Пока дипломаты обменивались нотами, советские войска стремительно развивали наступление.
Начиная с вечера 17 сентября агентство ТАСС ежедневно озвучивало «оперативные сводки Генштаба» ни с кем не воюющей Рабоче-Крестьянской Красной Армии.
Преследуя собственные цели, в сговоре с Берлином, Москва объективно помогала Гитлеру добить противника, ускорить окончание войны в Польше (кстати, фюрер, планируя «убедительный» разгром Польши, тем не менее предполагал, что боевые действия могут занять от шести до восьми недель), чтобы с 20 сентября начать переброску войск на Запад.
На правом фланге Белорусского фронта от латвийской границы до Бегомля развернулась 3-я армия, нацеленная на Вильно. Главный удар наносили 4-й стрелковый корпус (50-я и 27-я стрелковые дивизии) и подвижная группа в составе 24-й кавалерийской дивизии и 22-й танковой бригады (219 танков Т-26) под общим командованием командира дивизии комбрига П. Ахлюстина. Советские подразделения быстро разгромили польскую пограничную стражу, убив 21 и пленив 102 человека, и уже к 8 часам утра 17 сентября подвижная группа заняла Докшицы, к 18 часам – Дуниловичи. Здесь танки остановились по причине отсутствия горючего: бравый комдив-кавалерист отказался пропустить впереди славных конников тыловую колонну танковой бригады. Значительно отстала пехота: 27-я Омская имени Итальянского пролетариата стрелковая дивизия заняла в 12 часов Парафианово и подходила к реке Сервечь, 50-я стрелковая дивизия заняла Крулевщизну.
С неба «сталинские соколы» пачками разбрасывали «Обращение командующего Белорусским фронтом». Листовки носили ярко выраженный антипольский и антигерманский характер, Риббентропу они бы определенно не понравились:
«Братья Белорусы!
Почти двадцать лет вы находитесь под гнетом польских панов, помещиков и капиталистов.

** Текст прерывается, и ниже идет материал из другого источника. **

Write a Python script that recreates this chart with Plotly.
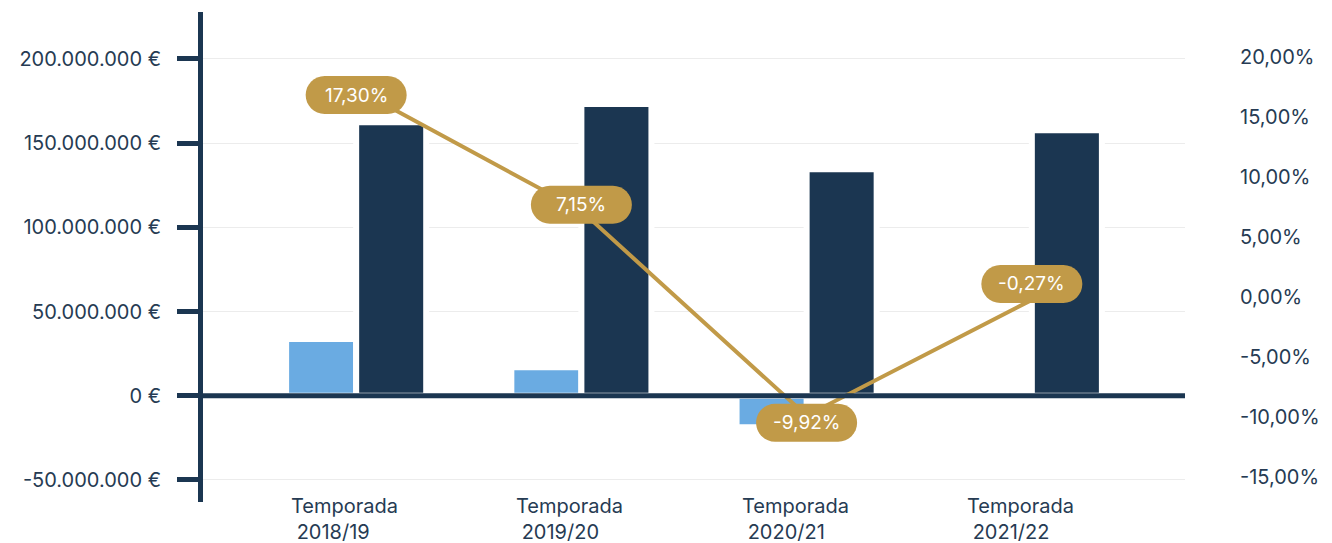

Они забрали у вас землю и обрекли на нищету и голод. Земли белорусских и украинских крестьян заселяются польскими помещиками, осадниками, военными колонистами. Вас душили большими налогами, сборами и повинностями. Помещики делали все, чтобы вас, честных тружеников белорусов, сделать нищими. Паны и помещики высасывают из вас последнюю кровь...
Польское правительство втянулось в ненужную народу войну с Германией, позорно провалилось, оказалось неспособным защитить страну и населяющие ее народы. Польская армия потерпела в войне суровое поражение, от которого она не в силах оправиться. Вам, белорусам, вашим женам, отцам, матерям, братьям и сестрам грозит разорение, побои и новые издевательства со стороны врагов. Министры и генералы прихватили золото, позорно убежали, бросили землю и народ на произвол судьбы, поставили вас перед угрозой полного разорения и уничтожения.